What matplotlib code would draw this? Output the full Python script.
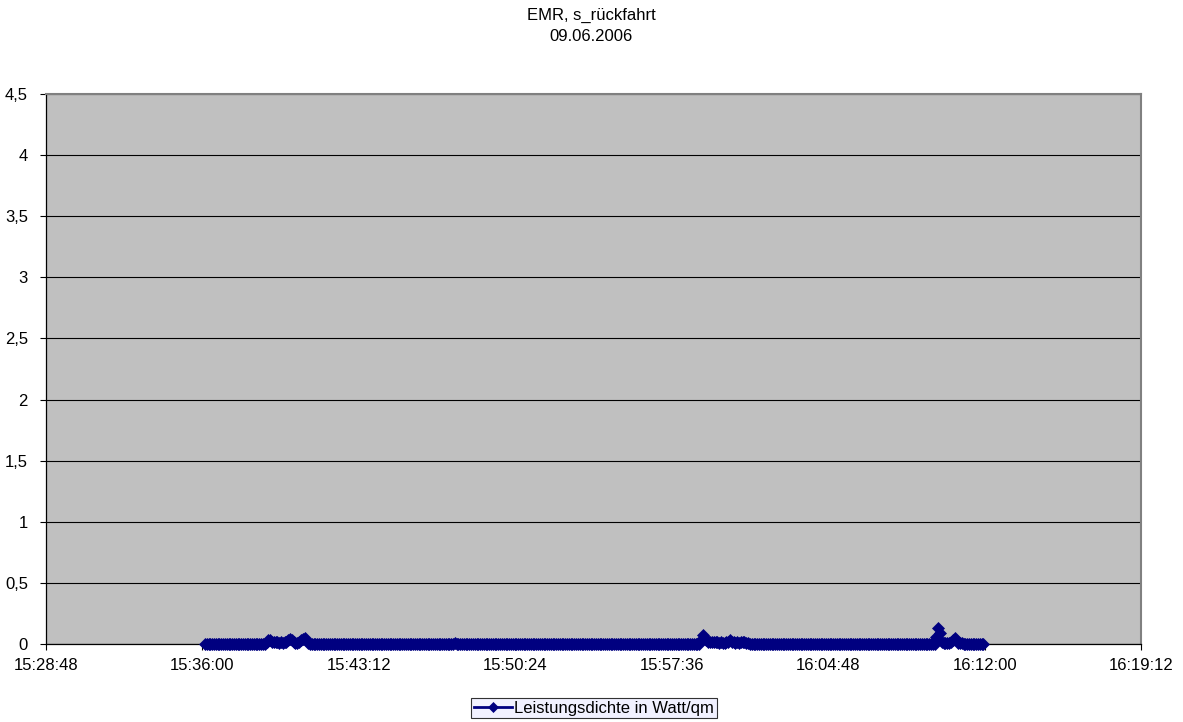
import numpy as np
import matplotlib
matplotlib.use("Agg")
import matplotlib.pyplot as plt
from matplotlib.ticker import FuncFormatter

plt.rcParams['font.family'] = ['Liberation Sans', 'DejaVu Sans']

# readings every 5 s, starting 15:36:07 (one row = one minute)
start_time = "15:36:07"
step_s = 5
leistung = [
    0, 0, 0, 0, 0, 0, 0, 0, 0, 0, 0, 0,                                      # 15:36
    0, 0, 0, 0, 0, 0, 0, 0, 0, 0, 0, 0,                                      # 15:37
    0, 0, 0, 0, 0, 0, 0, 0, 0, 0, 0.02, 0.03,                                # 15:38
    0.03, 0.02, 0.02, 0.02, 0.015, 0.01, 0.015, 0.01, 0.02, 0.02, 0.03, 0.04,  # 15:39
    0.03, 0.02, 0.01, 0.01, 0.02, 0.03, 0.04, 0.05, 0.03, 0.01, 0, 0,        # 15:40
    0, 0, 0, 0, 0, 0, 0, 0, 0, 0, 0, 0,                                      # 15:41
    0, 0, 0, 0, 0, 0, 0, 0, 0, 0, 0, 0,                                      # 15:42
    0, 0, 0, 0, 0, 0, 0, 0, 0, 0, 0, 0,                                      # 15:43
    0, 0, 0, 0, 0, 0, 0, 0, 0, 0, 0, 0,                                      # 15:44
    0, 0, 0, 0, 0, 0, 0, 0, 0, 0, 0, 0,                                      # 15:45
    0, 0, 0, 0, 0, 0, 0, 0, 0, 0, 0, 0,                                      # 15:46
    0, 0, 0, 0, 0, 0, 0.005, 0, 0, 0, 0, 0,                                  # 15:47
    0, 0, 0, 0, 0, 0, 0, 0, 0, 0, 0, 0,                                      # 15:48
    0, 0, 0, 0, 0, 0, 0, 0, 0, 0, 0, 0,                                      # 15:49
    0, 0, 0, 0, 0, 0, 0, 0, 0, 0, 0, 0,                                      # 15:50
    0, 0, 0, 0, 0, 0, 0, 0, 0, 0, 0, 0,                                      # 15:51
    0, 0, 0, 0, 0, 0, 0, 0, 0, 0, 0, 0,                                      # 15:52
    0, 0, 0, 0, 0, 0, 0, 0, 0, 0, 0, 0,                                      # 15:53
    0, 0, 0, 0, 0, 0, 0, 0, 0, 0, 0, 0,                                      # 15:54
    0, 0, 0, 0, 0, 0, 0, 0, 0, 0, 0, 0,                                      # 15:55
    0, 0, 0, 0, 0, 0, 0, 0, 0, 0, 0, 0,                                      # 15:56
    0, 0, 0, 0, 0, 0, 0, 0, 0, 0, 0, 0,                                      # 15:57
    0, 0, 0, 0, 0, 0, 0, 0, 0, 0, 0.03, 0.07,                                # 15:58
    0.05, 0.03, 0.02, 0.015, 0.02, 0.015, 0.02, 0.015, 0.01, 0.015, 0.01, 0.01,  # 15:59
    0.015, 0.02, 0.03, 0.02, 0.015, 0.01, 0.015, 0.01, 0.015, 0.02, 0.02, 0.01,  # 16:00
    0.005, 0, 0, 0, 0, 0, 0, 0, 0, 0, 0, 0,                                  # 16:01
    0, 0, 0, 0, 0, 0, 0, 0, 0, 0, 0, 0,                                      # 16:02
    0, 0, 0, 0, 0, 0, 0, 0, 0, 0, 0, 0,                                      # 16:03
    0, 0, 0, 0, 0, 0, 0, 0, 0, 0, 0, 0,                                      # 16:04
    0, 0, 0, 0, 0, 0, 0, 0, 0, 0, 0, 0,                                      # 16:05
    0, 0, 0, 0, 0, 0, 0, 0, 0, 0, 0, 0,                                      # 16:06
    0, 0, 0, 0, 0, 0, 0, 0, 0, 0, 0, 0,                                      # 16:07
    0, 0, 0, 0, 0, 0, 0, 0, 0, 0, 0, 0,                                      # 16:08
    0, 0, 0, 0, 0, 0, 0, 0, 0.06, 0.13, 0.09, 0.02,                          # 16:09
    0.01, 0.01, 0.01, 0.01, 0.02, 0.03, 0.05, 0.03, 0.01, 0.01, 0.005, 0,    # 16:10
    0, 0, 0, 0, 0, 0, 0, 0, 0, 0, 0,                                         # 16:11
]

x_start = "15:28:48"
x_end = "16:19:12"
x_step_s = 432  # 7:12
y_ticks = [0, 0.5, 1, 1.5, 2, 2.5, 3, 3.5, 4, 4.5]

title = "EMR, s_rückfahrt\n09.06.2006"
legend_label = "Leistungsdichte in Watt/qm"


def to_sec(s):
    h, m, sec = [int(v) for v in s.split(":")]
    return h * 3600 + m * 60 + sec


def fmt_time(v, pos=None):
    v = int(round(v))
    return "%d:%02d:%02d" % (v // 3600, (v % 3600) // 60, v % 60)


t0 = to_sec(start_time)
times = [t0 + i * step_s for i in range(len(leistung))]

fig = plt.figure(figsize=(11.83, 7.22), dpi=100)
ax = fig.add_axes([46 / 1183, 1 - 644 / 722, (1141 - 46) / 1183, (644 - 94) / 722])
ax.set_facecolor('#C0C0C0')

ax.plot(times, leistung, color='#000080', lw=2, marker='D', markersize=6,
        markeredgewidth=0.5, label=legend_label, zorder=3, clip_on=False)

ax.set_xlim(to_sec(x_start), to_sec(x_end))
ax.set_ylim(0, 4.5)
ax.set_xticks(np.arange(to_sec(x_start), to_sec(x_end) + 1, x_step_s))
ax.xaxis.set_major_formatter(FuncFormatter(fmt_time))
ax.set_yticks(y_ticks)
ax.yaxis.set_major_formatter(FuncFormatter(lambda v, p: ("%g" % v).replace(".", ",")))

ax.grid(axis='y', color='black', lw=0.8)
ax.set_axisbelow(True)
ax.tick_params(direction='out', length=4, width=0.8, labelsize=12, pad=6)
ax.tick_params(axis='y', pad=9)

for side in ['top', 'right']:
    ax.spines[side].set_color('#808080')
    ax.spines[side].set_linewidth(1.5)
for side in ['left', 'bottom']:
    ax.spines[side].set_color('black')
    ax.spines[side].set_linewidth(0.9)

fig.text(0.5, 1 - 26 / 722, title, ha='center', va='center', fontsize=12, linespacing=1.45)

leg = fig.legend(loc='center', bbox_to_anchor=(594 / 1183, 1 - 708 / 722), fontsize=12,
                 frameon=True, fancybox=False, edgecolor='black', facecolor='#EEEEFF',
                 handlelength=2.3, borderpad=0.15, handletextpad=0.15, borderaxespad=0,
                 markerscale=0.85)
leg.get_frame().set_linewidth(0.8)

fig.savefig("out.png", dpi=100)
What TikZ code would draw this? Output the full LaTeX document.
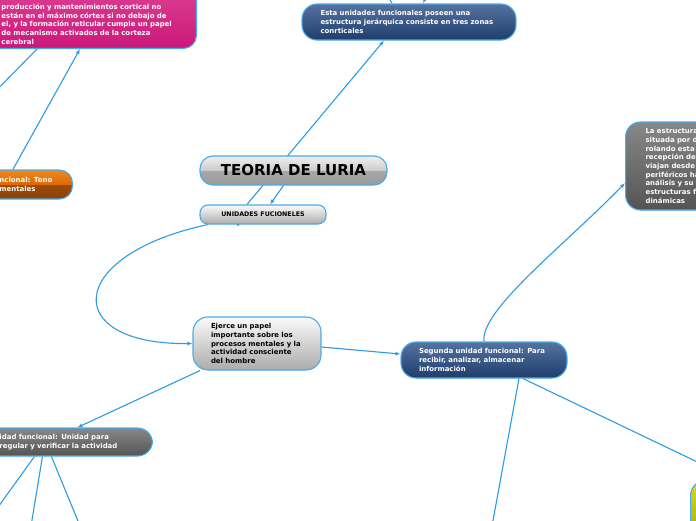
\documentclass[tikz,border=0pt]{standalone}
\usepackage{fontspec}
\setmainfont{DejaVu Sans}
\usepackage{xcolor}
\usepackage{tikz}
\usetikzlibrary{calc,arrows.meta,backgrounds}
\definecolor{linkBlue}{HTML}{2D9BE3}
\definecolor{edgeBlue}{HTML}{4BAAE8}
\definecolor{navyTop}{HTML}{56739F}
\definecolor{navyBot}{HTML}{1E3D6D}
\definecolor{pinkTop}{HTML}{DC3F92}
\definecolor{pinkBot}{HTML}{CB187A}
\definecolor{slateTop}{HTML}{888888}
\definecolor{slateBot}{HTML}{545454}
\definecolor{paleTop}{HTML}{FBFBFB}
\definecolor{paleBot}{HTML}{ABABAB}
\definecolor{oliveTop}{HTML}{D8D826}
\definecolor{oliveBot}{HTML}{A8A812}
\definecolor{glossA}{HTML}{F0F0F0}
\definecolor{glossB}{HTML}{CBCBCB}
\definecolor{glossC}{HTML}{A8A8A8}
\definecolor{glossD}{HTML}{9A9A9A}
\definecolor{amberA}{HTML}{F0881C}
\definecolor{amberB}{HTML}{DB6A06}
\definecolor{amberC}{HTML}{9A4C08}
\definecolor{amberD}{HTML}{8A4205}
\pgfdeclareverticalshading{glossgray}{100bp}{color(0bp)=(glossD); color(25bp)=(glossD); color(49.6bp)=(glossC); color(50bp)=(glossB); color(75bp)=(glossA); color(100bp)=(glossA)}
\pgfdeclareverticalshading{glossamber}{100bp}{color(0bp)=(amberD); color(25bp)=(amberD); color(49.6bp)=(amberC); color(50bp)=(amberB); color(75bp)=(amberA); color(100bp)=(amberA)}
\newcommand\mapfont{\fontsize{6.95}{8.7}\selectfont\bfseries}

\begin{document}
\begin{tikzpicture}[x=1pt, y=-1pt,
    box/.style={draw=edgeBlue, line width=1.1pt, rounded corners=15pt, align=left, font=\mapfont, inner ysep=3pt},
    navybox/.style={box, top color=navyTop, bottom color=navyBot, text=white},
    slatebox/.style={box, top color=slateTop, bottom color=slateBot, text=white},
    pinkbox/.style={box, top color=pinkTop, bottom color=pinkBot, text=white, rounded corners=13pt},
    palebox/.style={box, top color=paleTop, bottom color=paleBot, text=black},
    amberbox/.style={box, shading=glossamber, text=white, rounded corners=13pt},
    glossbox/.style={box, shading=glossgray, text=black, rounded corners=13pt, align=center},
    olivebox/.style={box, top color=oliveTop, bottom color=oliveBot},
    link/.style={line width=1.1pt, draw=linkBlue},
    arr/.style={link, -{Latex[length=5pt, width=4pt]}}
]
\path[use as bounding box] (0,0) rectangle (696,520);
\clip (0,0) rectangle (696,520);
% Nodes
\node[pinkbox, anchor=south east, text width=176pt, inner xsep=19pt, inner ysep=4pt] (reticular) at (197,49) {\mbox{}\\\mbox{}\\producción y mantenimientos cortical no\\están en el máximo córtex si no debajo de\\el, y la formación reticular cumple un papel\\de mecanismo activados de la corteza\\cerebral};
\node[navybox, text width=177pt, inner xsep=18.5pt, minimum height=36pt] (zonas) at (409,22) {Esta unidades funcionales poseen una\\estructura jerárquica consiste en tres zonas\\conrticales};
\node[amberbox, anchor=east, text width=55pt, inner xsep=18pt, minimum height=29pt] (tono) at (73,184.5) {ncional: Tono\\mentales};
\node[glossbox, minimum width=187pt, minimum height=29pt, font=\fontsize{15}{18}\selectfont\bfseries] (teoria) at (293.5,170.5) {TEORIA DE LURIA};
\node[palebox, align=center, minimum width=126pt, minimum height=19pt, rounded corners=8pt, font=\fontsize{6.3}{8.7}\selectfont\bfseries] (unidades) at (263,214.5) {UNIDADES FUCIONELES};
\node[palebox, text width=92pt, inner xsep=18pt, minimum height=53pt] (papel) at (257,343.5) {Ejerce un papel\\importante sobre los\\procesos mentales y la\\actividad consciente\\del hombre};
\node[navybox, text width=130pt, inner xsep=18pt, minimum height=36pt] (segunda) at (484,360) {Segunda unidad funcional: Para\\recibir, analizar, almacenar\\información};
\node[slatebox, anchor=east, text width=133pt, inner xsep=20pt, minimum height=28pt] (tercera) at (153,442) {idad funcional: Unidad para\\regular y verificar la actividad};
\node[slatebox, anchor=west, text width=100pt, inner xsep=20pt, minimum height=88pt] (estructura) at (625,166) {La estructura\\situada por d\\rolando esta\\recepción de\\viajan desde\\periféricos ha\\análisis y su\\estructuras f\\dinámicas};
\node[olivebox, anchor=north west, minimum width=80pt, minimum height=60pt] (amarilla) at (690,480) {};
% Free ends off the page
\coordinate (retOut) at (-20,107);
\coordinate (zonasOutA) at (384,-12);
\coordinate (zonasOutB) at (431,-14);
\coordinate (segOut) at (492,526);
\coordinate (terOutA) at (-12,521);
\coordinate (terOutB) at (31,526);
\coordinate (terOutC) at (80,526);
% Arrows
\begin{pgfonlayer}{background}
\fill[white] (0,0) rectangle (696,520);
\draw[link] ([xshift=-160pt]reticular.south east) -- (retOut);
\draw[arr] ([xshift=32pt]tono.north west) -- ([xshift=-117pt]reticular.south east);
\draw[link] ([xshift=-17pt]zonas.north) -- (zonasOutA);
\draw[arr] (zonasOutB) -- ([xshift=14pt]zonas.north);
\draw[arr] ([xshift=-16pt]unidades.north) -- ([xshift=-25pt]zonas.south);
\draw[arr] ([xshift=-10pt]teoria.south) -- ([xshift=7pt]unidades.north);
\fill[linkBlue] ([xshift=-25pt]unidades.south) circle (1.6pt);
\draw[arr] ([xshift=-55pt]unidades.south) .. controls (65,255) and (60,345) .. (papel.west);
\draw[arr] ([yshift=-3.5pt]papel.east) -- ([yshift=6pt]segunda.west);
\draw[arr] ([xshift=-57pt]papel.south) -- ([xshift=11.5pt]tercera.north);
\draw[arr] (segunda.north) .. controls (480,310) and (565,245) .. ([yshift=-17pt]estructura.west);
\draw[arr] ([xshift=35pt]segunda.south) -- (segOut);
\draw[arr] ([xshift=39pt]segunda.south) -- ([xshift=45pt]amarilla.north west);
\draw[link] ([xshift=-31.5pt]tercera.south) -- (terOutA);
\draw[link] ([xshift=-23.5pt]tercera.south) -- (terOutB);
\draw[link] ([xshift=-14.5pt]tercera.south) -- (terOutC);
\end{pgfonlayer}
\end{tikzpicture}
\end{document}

**PROBLEM STATEMENT:**
Filter the records above and return every line that holds the word "Output".

**WRITTEN SOLUTION:**
What matplotlib code would draw this? Output the full Python script.
What TikZ code would draw this? Output the full LaTeX document.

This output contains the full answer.